Add a tool for generating character width tables
ClosedPublic

Authored by mglb on Sep 26 2018, 12:55 AM.

Details

Summary

The uni2characterwidth tool, converts Unicode Character Database files
into character width lookup tables. It uses a template file to place
the tables in a source code file together with a function for finding
the width for specified character. It also allows to generate few forms
of lists with width data for debug and test purposes, or for future use
as a replacement of Unicode files.

Set KONSOLE_BUILD_UNI2CHARACTERWIDTH cmake flag to build the tool.
Use --help argument for more detailed usage.

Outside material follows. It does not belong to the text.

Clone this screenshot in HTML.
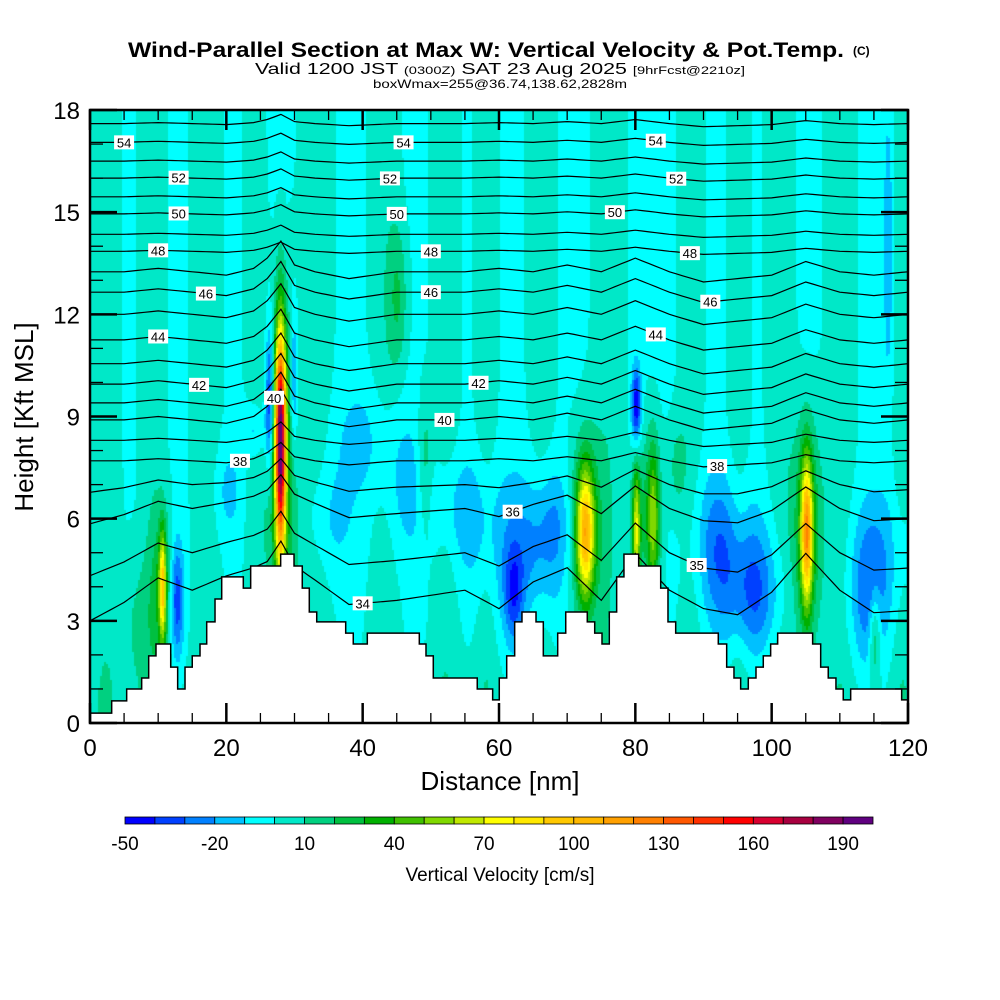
<!DOCTYPE html>
<html><head><meta charset="utf-8"><style>
html,body{margin:0;padding:0;background:#fff;width:1000px;height:1000px;overflow:hidden}
#wrap{position:relative;width:1000px;height:1000px}
canvas{position:absolute;left:90px;top:110px}
svg{position:absolute;left:0;top:0}
text{font-family:"Liberation Sans Narrow","Liberation Sans",sans-serif}
</style></head><body>
<div id="wrap">
<canvas id="field" width="818" height="613"></canvas>
<svg id="svg" width="1000" height="1000">
<text x="486" y="57" text-anchor="middle" font-size="21" font-weight="bold" textLength="716" lengthAdjust="spacingAndGlyphs">Wind-Parallel Section at Max W: Vertical Velocity &amp; Pot.Temp.</text>
<text x="853" y="55" font-size="12" font-weight="bold">(C)</text>
<text x="500" y="74" text-anchor="middle" font-size="16" textLength="490" lengthAdjust="spacingAndGlyphs">Valid 1200 JST <tspan font-size="11">(0300Z)</tspan> SAT 23 Aug 2025 <tspan font-size="11">[9hrFcst@2210z]</tspan></text>
<text x="500" y="88" text-anchor="middle" font-size="12" textLength="254" lengthAdjust="spacingAndGlyphs">boxWmax=255@36.74,138.62,2828m</text>
<g id="contours"></g>
<g id="terrain"></g>
<g id="labels"></g>
<g id="axes"></g>
<text x="500" y="790" text-anchor="middle" font-size="26" font-family="Liberation Sans">Distance [nm]</text>
<text transform="translate(33,417) rotate(-90)" text-anchor="middle" font-size="26" font-family="Liberation Sans">Height [Kft MSL]</text>
<g id="colorbar"></g>
<text x="500" y="881" text-anchor="middle" font-size="19" font-family="Liberation Sans">Vertical Velocity [cm/s]</text>
</svg>
</div>
<script>
// ---------- data ----------
const cbColors = ["#0000ff","#0040ff","#0080ff","#00c0ff","#00ffff","#00e8c8","#00d080","#00c040","#00b000","#40c000","#80d800","#c0e800","#ffff00","#ffe800","#ffc800","#ffb800","#ffa000","#ff8000","#ff5800","#ff3000","#ff0000","#d80030","#a80040","#800060","#600080"];
const cbTickValues = [-50,-20,10,40,70,100,130,160,190];
const xTicks = [0,20,40,60,80,100,120];
const yTicks = [0,3,6,9,12,15,18];
// terrain steps: start distance (nm), height (kft)
const terrainD = [0,3.18,5.38,7.58,8.61,9.68,11.84,12.86,13.94,15.0,16.14,17.12,18.34,19.32,22.49,23.57,27.97,29.93,31.14,32.17,33.26,37.51,38.62,40.68,48.31,49.29,50.36,56.81,59.07,60.04,61.13,62.3,63.37,65.43,66.5,68.61,69.79,72.95,74.04,75.11,76.18,77.26,78.33,80.49,83.72,84.79,85.92,92.17,93.4,94.47,95.45,96.57,97.7,98.77,99.85,100.88,106.01,107.19,108.3,109.43,110.5,111.59,119.07];
const terrainH = [0.29,0.65,1.0,1.32,1.97,2.32,1.64,1.0,1.64,1.97,2.32,2.97,3.64,4.29,3.96,4.61,4.96,4.61,3.96,3.26,2.97,2.64,2.32,2.64,2.32,1.97,1.32,1.0,0.68,1.32,1.97,2.97,3.26,2.97,1.97,2.64,3.26,2.97,2.64,2.32,3.26,4.29,4.96,4.61,3.96,2.97,2.64,2.32,1.64,1.32,1.0,1.32,1.64,1.97,2.32,2.64,2.32,1.64,1.32,1.0,0.68,1.0,0.68];
// vertical-velocity features (cm/s)
const wFeatD   = [27.8,28.0,26.2,29.8,10.5,10.5,12.6,72.5,72.5,80.0,82.5,81.5,105,105,80.0,97,114,64,62,40,46,45,49,115,117,7,92,56,86,35,20,24,66,93,117,68,52];
const wFeatH   = [8.3, 7.0, 9.5, 10.0,4.0, 4.0, 3.6, 5.6, 5.6, 5.6, 6.0, 6.0, 5.6,5.6,9.3, 3.8,3.8,5.2,3.8,8.3,7.0,12.5,7.5,2.6,14, 3,5,6,7.5,6,6.8,8.6,5,5.5,5,6.2,6.5];
const wFeatSx  = [0.55,1.6,0.45,0.4,0.35,1.1, 0.7, 0.9, 1.9, 0.4, 0.6, 1.6, 0.6,1.6,0.5, 3.0,2.0,5.0,1.0,3.0,2.5,1.0,0.8,0.6,0.5,2,2,2.5,1,2.5,1.5,1.2,3,4,3,2,3];
const wFeatSy  = [2.3, 3.6, 1.5, 1.5, 1.1, 1.6, 1.2, 1.3, 2.0, 1.3, 1.5, 2.0, 1.5,2.3,0.8, 1.3,1.6,1.8,1.0,1.2,1.5,1.5,1.5,1.0,3.0,1.5,1.5,1.2,1,1.2,1,0.6,1.2,1.5,1.5,1,1];
const wFeatAmp = [175, 35, -45, -30, 72, 25, -38, 85, 32, 62, 45, 22, 92, 36, -50, -30,-25,-14,-30,-12,-12,20,20,30,-18,12,-14,-12,14,-12,-12,-18,-12,-12,-10,-10,-8];
// turquoise plumes in background
const plumeD = [2,9,17,24,33,43,52,58,66,76,88,95,101,110,119];
const plumeW = [2.4,2.0,2.4,1.6,2.6,2.4,2.2,1.8,2.2,2.6,2.0,1.8,2.2,2.4,1.8];
// potential temperature contours
const thetaLevels = [34,35,36,37,38,39,40,41,42,43,44,45,46,47,48,49,50,51,52,53,54,55];
const thetaBaseH  = [3.9,5.0,6.3,7.0,7.7,8.3,8.9,9.4,9.95,10.55,11.25,12.0,12.65,13.25,13.85,14.35,14.95,15.45,16.0,16.5,17.05,17.6];
const dispD  = [0,5,10,15,20,24,26,28,30,33,38,45,55,60,65,70,75,80,85,90,95,100,105,110,115,120];
const dispUp = [0,0,0.1,0,-0.1,0.1,0.4,0.9,0.2,0,-0.2,0,0,0.1,0,0.2,0,0.4,0,-0.3,-0.2,-0.1,0.3,0,-0.1,0];
const dispLow= [-1.5,-0.6,0.5,0,0.8,1.0,1.0,1.5,1.0,0.5,-0.5,-0.5,0,-1.0,0.4,0.9,-0.5,1.4,0,-0.6,-1.0,0,1.5,0,-1.0,-1.0];
const labelD = [5,13,13,10,17,10,16,27,22,46,44,45,50,50,57,52,62,83,86,77,88,91,83,92,40,89];
const labelLv = [54,52,50,48,46,44,42,40,38,54,52,50,48,46,42,40,36,54,52,50,48,46,44,38,34,35];

// ---------- scales ----------
const PX=90, PY=110, PW=818, PH=613;
const sx = d => PX + d/120*PW;
const sy = h => PY + PH - h/18*PH;
const NS="http://www.w3.org/2000/svg";
function mk(tag, attrs, parent){const e=document.createElementNS(NS,tag);for(const k in attrs)e.setAttribute(k,attrs[k]);parent.appendChild(e);return e;}
function interp(xs, ys, x){if(x<=xs[0])return ys[0];for(let i=1;i<xs.length;i++){if(x<=xs[i]){const t=(x-xs[i-1])/(xs[i]-xs[i-1]);return ys[i-1]+t*(ys[i]-ys[i-1]);}}return ys[ys.length-1];}

// ---------- field ----------
const cv=document.getElementById('field');const ctx=cv.getContext('2d');
const rgb=cbColors.map(c=>[parseInt(c.slice(1,3),16),parseInt(c.slice(3,5),16),parseInt(c.slice(5,7),16)]);
const img=ctx.createImageData(PW,PH);
const B=2;
for(let py=0;py<PH;py+=B){
  const h=(PH-py-1)/PH*18;
  for(let px=0;px<PW;px+=B){
    const d=px/PW*120;
    let v=-3;
    for(let i=0;i<plumeD.length;i++){const z=(d-plumeD[i])/plumeW[i];v+=10*Math.exp(-z*z);}
    v+=5*Math.exp(-Math.pow(h/2.2,2));
    for(let i=0;i<wFeatD.length;i++){
      const a=(d-wFeatD[i])/wFeatSx[i], b=(h-wFeatH[i])/wFeatSy[i];
      const q=a*a+b*b; if(q<12) v+=wFeatAmp[i]*Math.exp(-0.5*q);
    }
    let bin=Math.floor((v+50)/10); if(bin<0)bin=0; if(bin>24)bin=24;
    const c=rgb[bin];
    for(let yy=0;yy<B;yy++)for(let xx=0;xx<B;xx++){const k=((py+yy)*PW+px+xx)*4;img.data[k]=c[0];img.data[k+1]=c[1];img.data[k+2]=c[2];img.data[k+3]=255;}
  }
}
ctx.putImageData(img,0,0);

// ---------- contours ----------
const gC=document.getElementById('contours');
function thetaH(li,d){const lv=thetaLevels[li];const up=interp(dispD,dispUp,d);const lo=interp(dispD,dispLow,d);
  let wu = lv>=48 ? 0.3 : (lv>=40 ? 1 : 0.6);
  const wl = lv<=37 ? 0.6*(38-lv)/4 : 0;
  return thetaBaseH[li]+up*wu+lo*wl;}
for(let li=0;li<thetaLevels.length;li++){
  let pts=[];for(let d=0;d<=120;d+=1)pts.push(sx(d).toFixed(1)+','+sy(Math.min(18,thetaH(li,d))).toFixed(1));
  const pl=mk('polyline',{points:pts.join(' '),fill:'none',stroke:'#000','stroke-width':1.2},gC);
  
  
}
// ---------- terrain ----------
const gT=document.getElementById('terrain');
let tp=[sx(0)+','+sy(0)];
for(let i=0;i<terrainD.length;i++){const x1=sx(terrainD[i]);const x2=sx(i+1<terrainD.length?terrainD[i+1]:120);const y=sy(terrainH[i]);tp.push(x1+','+y,x2+','+y);}
tp.push(sx(120)+','+sy(0));
const terr=mk('polygon',{points:tp.join(' '),fill:'#fff',stroke:'#000','stroke-width':1.5},gT);


// ---------- contour labels ----------
const gL=document.getElementById('labels');
for(let i=0;i<labelD.length;i++){
  const li=thetaLevels.indexOf(labelLv[i]);const x=sx(labelD[i]),y=sy(thetaH(li,labelD[i]));
  const g=mk('g',{},gL);
  
  
  mk('rect',{x:x-10,y:y-7,width:20,height:14,fill:'#fff'},g);
  const t=mk('text',{x:x,y:y+5,'text-anchor':'middle','font-size':13,'font-family':'Liberation Serif'},g);t.textContent=labelLv[i];
}
// ---------- axes ----------
const gA=document.getElementById('axes');
const fr=mk('rect',{x:PX,y:PY,width:PW,height:PH,fill:'none',stroke:'#000','stroke-width':2.5},gA);


for(let d=0;d<=120;d+=5){const maj=d%20===0;const L=maj?20:10;const x=sx(d);
  mk('line',{x1:x,y1:PY+PH,x2:x,y2:PY+PH-L,stroke:'#000','stroke-width':maj?2.5:1.3},gA);
  mk('line',{x1:x,y1:PY,x2:x,y2:PY+L,stroke:'#000','stroke-width':maj?2.5:1.3},gA);}
for(let h=0;h<=18;h+=1){const maj=h%3===0;const L=maj?27:13;const y=sy(h);
  mk('line',{x1:PX,y1:y,x2:PX+L,y2:y,stroke:'#000','stroke-width':maj?2.5:1.3},gA);
  mk('line',{x1:PX+PW,y1:y,x2:PX+PW-L,y2:y,stroke:'#000','stroke-width':maj?2.5:1.3},gA);}
xTicks.forEach(d=>{const t=mk('text',{x:sx(d),y:756,'text-anchor':'middle','font-size':24,'font-family':'Liberation Sans'},gA);
  
  
  t.textContent=d;});
yTicks.forEach(h=>{const t=mk('text',{x:80,y:sy(h)+9,'text-anchor':'end','font-size':24,'font-family':'Liberation Sans'},gA);
  
  
  t.textContent=h;});
// ---------- colorbar ----------
const gB=document.getElementById('colorbar');
const cbX0=125,cbX1=873,cbY=817,cbH=7;const segW=(cbX1-cbX0)/cbColors.length;
cbColors.forEach((c,i)=>{const r=mk('rect',{x:cbX0+i*segW,y:cbY,width:segW,height:cbH,fill:c,stroke:'#000','stroke-width':0.8},gB);
  
  });
cbTickValues.forEach(v=>{const t=mk('text',{x:cbX0+(v+50)/10*segW,y:850,'text-anchor':'middle','font-size':19,'font-family':'Liberation Sans'},gB);
  
  
  t.textContent=v;});
</script>
</body></html>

There is a possibility to generate separate "width" for Ambiguous
characters. It can be used to add ability to configure the characters
width in Konsole settings.

The example.template file contains all possible named tags, and some
additional tags to show how to use them.

CCBUG: 396435

Depends on D15756

Test Plan

Download files listed below from 11.0.0 and emoji/11.0 directories
on https://unicode.org/Public/. You can also directly use URLs to the
files.

  • UnicodeData.txt
  • EastAsianWidth.txt
  • emoji-data.txt

Generate any available list except compact-ranges (e.g. details):

uni2characterwidth \
    -U UnicodeData.txt  -A EastAsianWidth.txt  -E emoji-data.txt \
    -g details  result.txt

The list should contain ranges for all possible widths
(-2, -1, 0, 1, 2). You can choose some characters with a width you know
and check how they were classified. -2 is a special non-standard width
for ambiguous characters, which can be overriden by adding -a 1 or
-a 2 parameter. With this flag, all ranges from -2 group should
disappear and become assigned to selected width (1 or 2).

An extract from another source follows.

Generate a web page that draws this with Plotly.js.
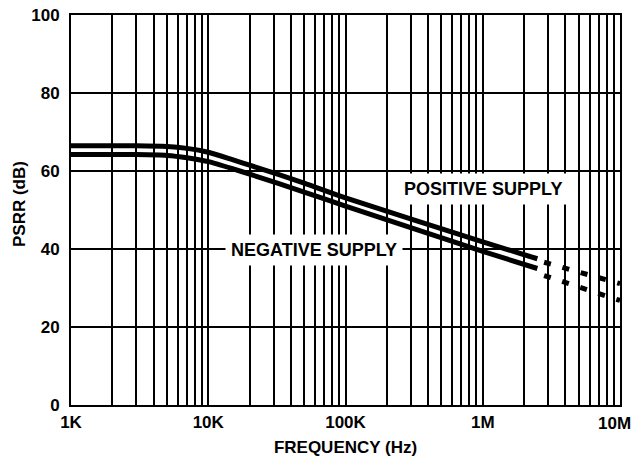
<!DOCTYPE html>
<html>
<head>
<meta charset="utf-8">
<script src="https://cdn.plot.ly/plotly-3.0.1.min.js"></script>
<style>html,body{margin:0;padding:0;background:#fff}#chart{width:634px;height:459px}</style>
</head>
<body>
<div id="chart"></div>
<script>
// Frequency (Hz) for the solid sections
var freqSolid = [1000, 3000, 5000, 7000, 10000, 15000, 20000, 50000, 100000, 1000000, 2500000];
var positiveSolid = [66.5, 66.5, 66.3, 65.8, 64.8, 62.9, 61.5, 56.9, 53.1, 41.8, 37.5];
var negativeSolid = [64.2, 64.2, 64.0, 63.4, 62.4, 60.6, 59.2, 54.6, 51.0, 39.4, 35.0];

// Extrapolated (dashed) sections
var freqDashed = [2800000, 10000000];
var positiveDashed = [36.6, 31.1];
var negativeDashed = [33.2, 26.8];

// Axis ticks
var decadeVals = [1000, 10000, 100000, 1000000, 10000000];
var decadeLabels = ['1K', '10K', '100K', '1M', '10M'];
var yTicks = [0, 20, 40, 60, 80, 100];

var gridVals = [], gridText = [];
for (var d = 0; d < decadeVals.length; d++) {
  var base = decadeVals[d];
  var lim = (d === decadeVals.length - 1) ? 1 : 9;
  for (var m = 1; m <= lim; m++) {
    gridVals.push(base * m);
    // last decade label sits flush at the right edge, drawn as an annotation below
    gridText.push(m === 1 && d < decadeVals.length - 1 ? decadeLabels[d] : '');
  }
}

var lineStyle = {color: '#000', width: 5, shape: 'spline', smoothing: 0.6};
var dashStyle = {color: '#000', width: 5, dash: '7px,12px'};

var traces = [
  {x: freqSolid, y: positiveSolid, mode: 'lines', line: lineStyle, name: 'POSITIVE SUPPLY'},
  {x: freqSolid, y: negativeSolid, mode: 'lines', line: lineStyle, name: 'NEGATIVE SUPPLY'},
  {x: freqDashed, y: positiveDashed, mode: 'lines', line: dashStyle, name: 'POSITIVE (ext)'},
  {x: freqDashed, y: negativeDashed, mode: 'lines', line: dashStyle, name: 'NEGATIVE (ext)'}
];

var fam = 'Liberation Sans, Arial, sans-serif';
var tickFont = {family: fam, size: 17, color: '#000', weight: 'bold'};
var titleFont = {family: fam, size: 17, color: '#000', weight: 'bold'};
var labelFont = {family: fam, size: 18, color: '#000', weight: 'bold'};

var W = 634, H = 459, ML = 71, MR = 14, MT = 15, MB = 54;
var pw = W - ML - MR, ph = H - MT - MB;

var layout = {
  width: W, height: H,
  margin: {l: ML, r: MR, t: MT, b: MB},
  paper_bgcolor: '#fff', plot_bgcolor: '#fff',
  showlegend: false,
  xaxis: {
    type: 'log', range: [3, 7],
    tickmode: 'array', tickvals: gridVals, ticktext: gridText,
    showgrid: true, gridcolor: '#000', gridwidth: 2,
    showline: true, linecolor: '#000', linewidth: 2, mirror: true,
    ticks: '', tickfont: tickFont, ticklabelstandoff: 1,
    zeroline: false,
    title: {text: 'FREQUENCY (Hz)', font: titleFont, standoff: 10}
  },
  yaxis: {
    range: [0, 100],
    tickmode: 'array', tickvals: yTicks,
    showgrid: true, gridcolor: '#000', gridwidth: 2,
    showline: true, linecolor: '#000', linewidth: 2, mirror: true,
    ticks: '', tickfont: tickFont, ticklabelstandoff: 6,
    zeroline: false
  },
  annotations: [
    {x: 6.0, y: 55.3, xref: 'x', yref: 'y', text: 'POSITIVE SUPPLY', showarrow: false,
     font: labelFont, bgcolor: '#fff', borderpad: 5},
    {x: 4.77, y: 39.8, xref: 'x', yref: 'y', text: 'NEGATIVE SUPPLY', showarrow: false,
     font: labelFont, bgcolor: '#fff', borderpad: 5},
    {x: (19 - ML) / pw, y: (H - MB - 204) / ph, xref: 'paper', yref: 'paper',
     xanchor: 'center', yanchor: 'middle',
     text: 'PSRR (dB)', textangle: -90, showarrow: false, font: titleFont},
    {x: (632 - ML) / pw, y: (H - MB - 423) / ph, xref: 'paper', yref: 'paper',
     xanchor: 'right', yanchor: 'middle', borderpad: 0,
     text: decadeLabels[decadeLabels.length - 1], showarrow: false, font: tickFont}
  ]
};

Plotly.newPlot('chart', traces, layout, {displayModeBar: false, staticPlot: true});
</script>
</body>
</html>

Generate output using a template:

uni2characterwidth \
    -U UnicodeData.txt  -A EastAsianWidth.txt  -E emoji-data.txt \
    -g code,./template.example  result.txt

Diff Detail

Repository
R319 Konsole
Lint
Automatic diff as part of commit; lint not applicable.
Unit
Automatic diff as part of commit; unit tests not applicable.
mglb requested review of this revision.Sep 26 2018, 12:55 AM
mglb created this revision.
mglb updated this revision to Diff 42338.Sep 26 2018, 12:59 AM

Fix template.example

mglb updated this revision to Diff 42339.Sep 26 2018, 1:03 AM

Add copyrights

mglb updated this revision to Diff 42399.Sep 26 2018, 9:52 PM

Language fix

This doesn't apply cleanly w/ 'arc patch D15757' - not sure if I need to do something special or if you need to rebase.

mglb updated this revision to Diff 42513.Sep 28 2018, 5:55 PM

git rebase master

hindenburg accepted this revision.Sep 30 2018, 4:13 PM

Thanks for taking the time to do this

This revision is now accepted and ready to land.Sep 30 2018, 4:13 PM
This revision was automatically updated to reflect the committed changes.